Whatever Google use: IP-based geolocation is totally unreliable as far as language varieties are concerned. If you find a document from a server located in Liverpool, are you going to treat the document as necessarily (or even potentially) containing Scouse features? Also, servers deliver different content based on undocumented mixes of various headers sent by the requester, requester IP geolocation, etc. Thus, a server located in London may deliver specialized content for US visitors, potentially written for US visitors by US authors. Google or any geolocator might even have classified the region of origin for some document correctly, but your crawler gets a different redirect to a different IP address.
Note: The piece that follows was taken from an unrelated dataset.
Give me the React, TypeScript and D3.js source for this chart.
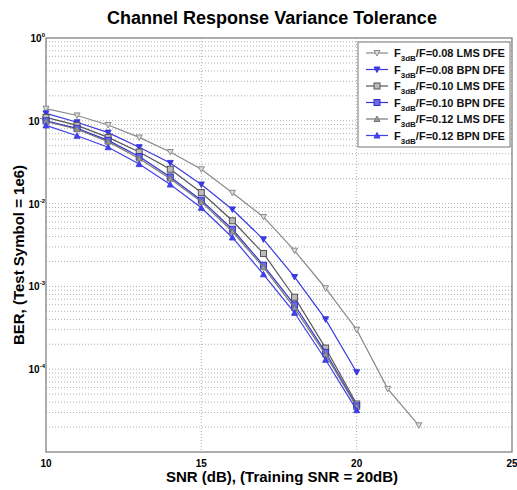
import * as d3 from "d3";
import {useEffect, useRef} from "react";

// SNR values (dB)
const snrShort = [10, 11, 12, 13, 14, 15, 16, 17, 18, 19, 20];
const snrLong = [10, 11, 12, 13, 14, 15, 16, 17, 18, 19, 20, 21, 22];

// BER
const lms008 = [0.14, 0.116, 0.089, 0.063, 0.042, 0.026, 0.0135, 0.0069, 0.0027, 0.00095, 0.0003, 0.000058, 0.000021];
const bpn008 = [0.123, 0.096, 0.072, 0.048, 0.031, 0.017, 0.0085, 0.0037, 0.0013, 0.0004, 0.000092];
const lms010 = [0.11, 0.088, 0.063, 0.042, 0.026, 0.0136, 0.0062, 0.0025, 0.00074, 0.00018, 0.000038];
const bpn010 = [0.1, 0.081, 0.058, 0.037, 0.021, 0.011, 0.0049, 0.0018, 0.0006, 0.00016, 0.000036];
const lms012 = [0.098, 0.079, 0.056, 0.035, 0.02, 0.0105, 0.0046, 0.0017, 0.00055, 0.00015, 0.000035];
const bpn012 = [0.088, 0.066, 0.048, 0.03, 0.017, 0.0089, 0.0039, 0.0014, 0.00048, 0.00013, 0.000032];

const legendTags = ["0.08 LMS DFE", "0.08 BPN DFE", "0.10 LMS DFE", "0.10 BPN DFE", "0.12 LMS DFE", "0.12 BPN DFE"];

const xTicks = [10, 15, 20, 25];
const yExps = [0, -1, -2, -3, -4];

const series = [
  {x: snrLong, y: lms008, color: "#8a8a8a", marker: "tridown", fill: "#ddd"},
  {x: snrShort, y: bpn008, color: "#3a3ae0", marker: "tridown", fill: "#3a3ae0"},
  {x: snrShort, y: lms010, color: "#555", marker: "square", fill: "#bbb"},
  {x: snrShort, y: bpn010, color: "#3434c8", marker: "square", fill: "#6a6ae8"},
  {x: snrShort, y: lms012, color: "#777", marker: "triup", fill: "#999"},
  {x: snrShort, y: bpn012, color: "#4040e8", marker: "triup", fill: "#4040e8"},
];

function drawMarker(g: any, type: string, cx: number, cy: number, color: string, fill: string) {
  const s = 3;
  if (type === "square") {
    g.append("rect").attr("x", cx - s).attr("y", cy - s).attr("width", 2 * s).attr("height", 2 * s)
      .attr("fill", fill).attr("stroke", color).attr("stroke-width", 1);
  } else {
    const d = type === "tridown"
      ? `M${cx - s},${cy - s + 0.5}L${cx + s},${cy - s + 0.5}L${cx},${cy + s}Z`
      : `M${cx - s},${cy + s - 0.5}L${cx + s},${cy + s - 0.5}L${cx},${cy - s}Z`;
    g.append("path").attr("d", d).attr("fill", fill).attr("stroke", color).attr("stroke-width", 1);
  }
}

function App() {
  const ref = useRef<SVGSVGElement>(null);

  useEffect(() => {
    const svg = d3.select(ref.current);
    svg.selectAll("*").remove();

    const left = 46, right = 512, top = 38, bottom = 452;
    const x = d3.scaleLinear().domain([10, 25]).range([left, right]);
    const y = d3.scaleLog().domain([1e-5, 1]).range([bottom, top]);
    const font = "Arial, 'Liberation Sans', sans-serif";

    svg.append("rect").attr("width", 517).attr("height", 490).attr("fill", "#fff");

    // grid: minor log lines
    const grid = svg.append("g").attr("stroke", "#9a9a9a").attr("stroke-width", 0.8)
      .attr("stroke-dasharray", "1,2");
    for (let e = -5; e < 0; e++) {
      for (let m = 1; m <= 9; m++) {
        const v = m * Math.pow(10, e);
        if (v <= 1e-5) continue;
        grid.append("line").attr("x1", left).attr("x2", right).attr("y1", y(v)).attr("y2", y(v));
      }
    }
    [15, 20].forEach(t => {
      grid.append("line").attr("x1", x(t)).attr("x2", x(t)).attr("y1", top).attr("y2", bottom);
    });

    // frame
    svg.append("rect").attr("x", left).attr("y", top).attr("width", right - left).attr("height", bottom - top)
      .attr("fill", "none").attr("stroke", "#777").attr("stroke-width", 1.2);

    // x tick labels
    svg.append("g").selectAll("text").data(xTicks).enter().append("text")
      .attr("x", d => x(d)).attr("y", bottom + 15).attr("text-anchor", "middle")
      .style("font", `bold 10px ${font}`).text(d => d);

    // y tick labels
    const yl = svg.append("g");
    yExps.forEach(e => {
      const t = yl.append("text").attr("x", left - 1).attr("y", y(Math.pow(10, e)) + 4)
        .attr("text-anchor", "end").style("font", `bold 10px ${font}`);
      t.append("tspan").text("10");
      t.append("tspan").attr("dy", -5).style("font-size", "6px").text(e);
    });

    // lines + markers
    const line = d3.line<[number, number]>().x(d => x(d[0])).y(d => y(d[1]));
    series.forEach(s => {
      const pts: [number, number][] = s.y.map((v, i) => [s.x[i], v]);
      svg.append("path").datum(pts).attr("d", line).attr("fill", "none")
        .attr("stroke", s.color).attr("stroke-width", 1.2);
      const mg = svg.append("g");
      pts.forEach(p => drawMarker(mg, s.marker, x(p[0]), y(p[1]), s.color, s.fill));
    });

    // legend
    const lx = 358, ly = 42, lw = 152, lh = 105;
    svg.append("rect").attr("x", lx).attr("y", ly).attr("width", lw).attr("height", lh)
      .attr("fill", "#fff").attr("stroke", "#777").attr("stroke-width", 1);
    series.forEach((s, i) => {
      const cy = ly + 11 + i * 16.5;
      svg.append("line").attr("x1", lx + 8).attr("x2", lx + 30).attr("y1", cy).attr("y2", cy)
        .attr("stroke", s.color).attr("stroke-width", 1.2);
      drawMarker(svg, s.marker, lx + 19, cy, s.color, s.fill);
      const t = svg.append("text").attr("x", lx + 36).attr("y", cy + 4)
        .style("font", `bold 11px ${font}`).attr("fill", "#111");
      t.append("tspan").text("F");
      t.append("tspan").attr("dy", 4).style("font-size", "8px").text("3dB");
      t.append("tspan").attr("dy", -4).text("/F=" + legendTags[i]);
    });

    // titles
    svg.append("text").attr("x", 272).attr("y", 24).attr("text-anchor", "middle")
      .style("font", `bold 18px ${font}`).text("Channel Response Variance Tolerance");
    svg.append("text").attr("x", 282).attr("y", 482).attr("text-anchor", "middle")
      .style("font", `bold 15px ${font}`).text("SNR (dB), (Training SNR = 20dB)");
    svg.append("text").attr("transform", `translate(24,${(top + bottom) / 2 + 10}) rotate(-90)`)
      .attr("text-anchor", "middle").style("font", `bold 15px ${font}`)
      .text("BER, (Test Symbol = 1e6)");
  });

  return (
    <svg ref={ref} width={517} height={490} style={{display: "block", position: "absolute", left: 0, top: 0}}></svg>
  );
}

export default App;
Automatic methods for large amounts of data will most likely never deliver reliable region identification.

If you want to deal with regional varieties in web corpora, I think two possible routes are: (1) Go for a small gold standard web corpus and try to figure out the variety spoken by the writers manually for each document. (2) Do more or less unselective crawls in the English-speaking web and then see whether the documents you get look like what you already know to be BrE and AmE, etc. Actually, top-level domains might turn out to be sort of reliable in some cases (with an accent on "sort of"), cf., e.g.:


author = {Cook, Paul and Hirst, Graeme},

title = {Do Web-Corpora from Top-Level Domains Represent National

Varieties of {English}?},

booktitle = {Proceedings of the 11th International Conference on the

Statistical Analysis of Textual Data},

year = {2012},

address = {Liège}, }

Regards, Roland

28.11.2012 11:16, corpora-request at uib.no skrev:
> Message: 3
> Date: Tue, 27 Nov 2012 14:34:10 +0000
> From: Mark Davies <Mark_Davies at byu.edu>
> Subject: [Corpora-List] Google "region"-based searches
> To: "corpora at hd.uib.no" <corpora at hd.uib.no>
> I'm looking at creating a corpus based on the web pages from a particular country, and I'd like to use Google's advanced search "region" field to limit the pages (https://www.google.com/advanced_search, see http://www.googleguide.com/sharpening_queries.html#region). Supposedly, this limits pages based on IP address, rather than just TLD (such as .sg or .sk).
> Has anyone heard how accurate this region field is? I'm wondering, because I'm seeing links to (for example) *.blogspot.com for region-based searches from countries other than the US (e.g. Singapore or Sri Lanka). In order for Google to be accurate in these cases, presumably there are servers for blogspot.com in these other countries (or any other domain), and as people from those countries create blogs they are stored on servers in that country, and then Google is recognizing their location by IP address, rather than just the domain. And the same would hold true for any US or UK-based domain that would return results from other countries.